Além da tributação astronômica, os Correios agora cobram adicional de R$ 12 na entrega de encomenda pela internet acima de US$ 500.

MAIS DO MESMO

Domingos Sávio (PSDB-MG) compara a CPMI do Cachoeira com a da Petrobras: ambas têm esquema de firmas fantasmas, como na Delta.

JOGO DE VÁRZEA

Com a oposição barrada, o ex-diretor da Petrobras Paulo Roberto Costa chutou à vontade, driblou o débil meio-campo da CPI no Senado e, deputado “homem-bomba”, sequer soltou um traque no depoimento.

NA PISTA DO PSDB

O deputado José Aníbal oficializou ao PSDB a intenção de disputar o Senado na chapa de Geraldo Alckmin. Mas o governador paulista negocia o cargo com Gilberto Kassab (PSD) e Márcio França (PSB).

DESTAQUES

Fragilizado na luta contra o câncer, o ex-ministro Mendes Ribeiro e o senador José Sarney, que acompanharam sentados a convenção do PMDB, foram destaques no discurso de Dilma.

LICITAÇÃO POLÊMICA

A comissão de licitação para escolha de agência de publicidade do BRB tem ignorado os recursos e erros no edital e na apresentação das propostas. Vai acabar sobrando na Justiça para o governador do DF, Agnelo Queiroz (PT), a quem a comissão atribui as próprias decisões.

RECORDAR É DECIDIR

Em agosto, há 33 anos, o então presidente Ronald Reagan baixou a crista da pelegada dos controladores de voo, que ameaçavam parar os Estados Unidos. Chamou militares treinados para o serviço, e demitiu a cambada: 11.350.

BRIGA INTERNA

Cresceu o ressentimento do PT de Rui Falcão com o ministro Aloizio Mercadante (Casa Civil).
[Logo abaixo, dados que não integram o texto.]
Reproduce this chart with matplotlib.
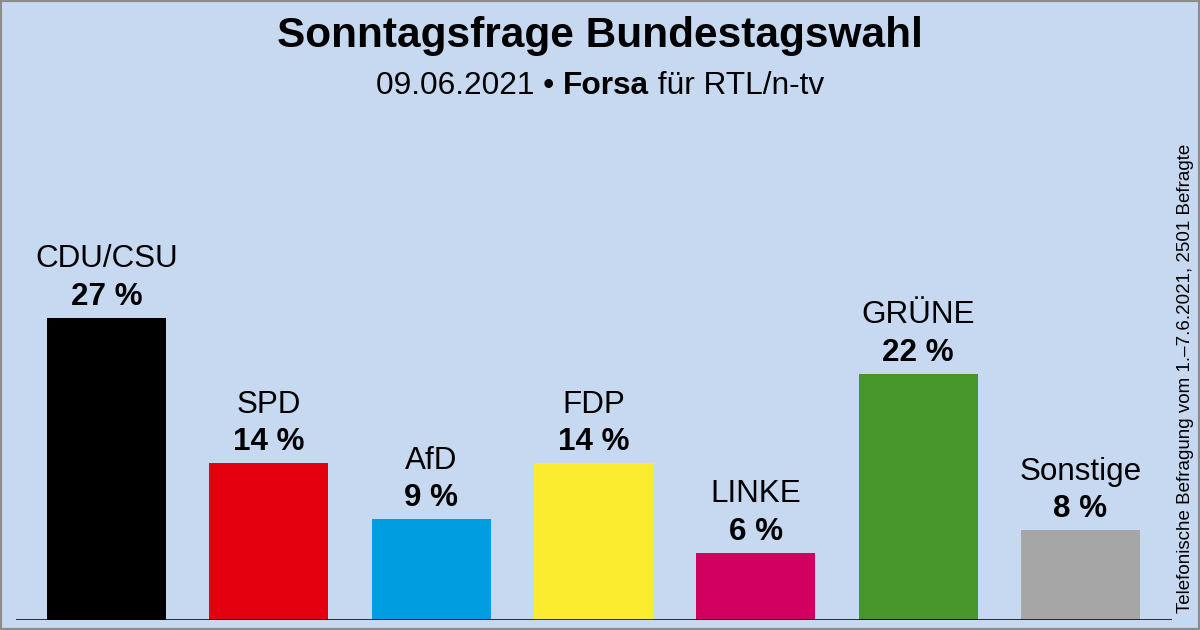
import matplotlib.pyplot as plt
from matplotlib.patches import Rectangle

plt.rcParams['font.family'] = ['Liberation Sans', 'DejaVu Sans']

parties = ['CDU/CSU', 'SPD', 'AfD', 'FDP', 'LINKE', 'GRÜNE', 'Sonstige']
values = [27, 14, 9, 14, 6, 22, 8]
colors = ['#000000', '#E3000F', '#009EE0', '#FCEC30', '#D10060', '#46962B', '#A6A6A6']

title = 'Sonntagsfrage Bundestagswahl'
sub_parts = ['09.06.2021 • ', 'Forsa', ' für RTL/n-tv']
side_note = 'Telefonische Befragung vom 1.–7.6.2021, 2501 Befragte'

bg = '#C6D9F1'
W, H = 1200, 630

fig = plt.figure(figsize=(12, 6.3), dpi=100, facecolor=bg)
ax = fig.add_axes([16 / W, 10 / H, (1172 - 16) / W, 490 / H])
ax.set_facecolor(bg)

x = range(len(parties))
ax.bar(x, values, width=0.733, color=colors, zorder=2)
ax.set_xlim(-0.5575, 6.5637)
ax.set_ylim(0, 43.75)
ax.axhline(0, color='black', lw=1.1, zorder=3)
for s in ax.spines.values():
    s.set_visible(False)
ax.set_xticks([])
ax.set_yticks([])

for i, (p, v) in enumerate(zip(parties, values)):
    ax.annotate(f'{v} %', (i, v), xytext=(0, 9.4), textcoords='offset points',
                ha='center', va='baseline', fontsize=22.6, fontweight='bold')
    ax.annotate(p, (i, v), xytext=(0, 36.5), textcoords='offset points',
                ha='center', va='baseline', fontsize=22.6)

fig.text(0.5, 1 - 46.7 / H, title, ha='center', va='baseline',
         fontsize=30.5, fontweight='bold')

# subtitle with bold middle part
renderer = fig.canvas.get_renderer()
ys = 1 - 94.3 / H
texts = []
for j, part in enumerate(sub_parts):
    t = fig.text(0, ys, part, ha='left', va='baseline', fontsize=22.8,
                 fontweight='bold' if j == 1 else 'normal')
    texts.append(t)
widths = [t.get_window_extent(renderer).width for t in texts]
start = (W - sum(widths)) / 2
for t, w in zip(texts, widths):
    t.set_x(start / W)
    start += w

fig.text(1186 / W, 1 - 378 / H, side_note, rotation=90, ha='center', va='center',
         fontsize=13.5)

fig.patches.append(Rectangle((0, 0), 1, 1, transform=fig.transFigure, fill=False,
                             edgecolor='#8C8C8C', lw=3))

fig.savefig('out.png', dpi=100, facecolor=bg)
Falcão chega a acusar o correligionário, em conversas reservadas, de trabalhar para fragilizar o PT nas eleições.

RETÍFICA CH

O general Fernando Sérgio Galvão é quem será empossado na vice-presidência do Superior Tribunal Militar, dia 16. Ao contrário do que informou esta coluna, o ministro Olympio Pereira da Silva Jr é civil.

TUDO CERTO

Presidente do PMDB, Valdir Raupp obteve garantia do ministro César Borges (Transportes) e do general Fraxe (Dnit) de que não há veto da presidente Dilma à obra da ponte do Rio Madeira, que unirá o Acre a Rondônia.

#VÃOPRARUA

Outubro é a data-limite para demitir por “justa causa” os políticos em greve de ética e honestidade há anos no Congresso.


PODER SEM PUDOR

UM IMENSO BORDEL

O jovem vereador Leonel Brizola (PTB) era um dos favoritos à Prefeitura de Porto Alegre, em 1951. Confiantes, ele e seus apoiadores resolveram festejar a vitória antecipadamente. A festa, um sucesso, foi organizada por Colé, ferrenho petebista, com direito a cortejo e caminhão com lindas mulheres. No dia seguinte, o principal adversário de Brizola, Ildo Meneghetti, fez o mesmo percurso acompanhado do bispo. Com megafone à mão, anunciava:

- Venho aqui adverti-los: Brizola, se eleito for, transformará nossa cidade num imenso bordel. Podem até esperar, que esse sem-vergonha nomeará Colé como chefe do cerimonial da prefeitura. Meneghetti ganhou as eleições por pouco mais de mil votos.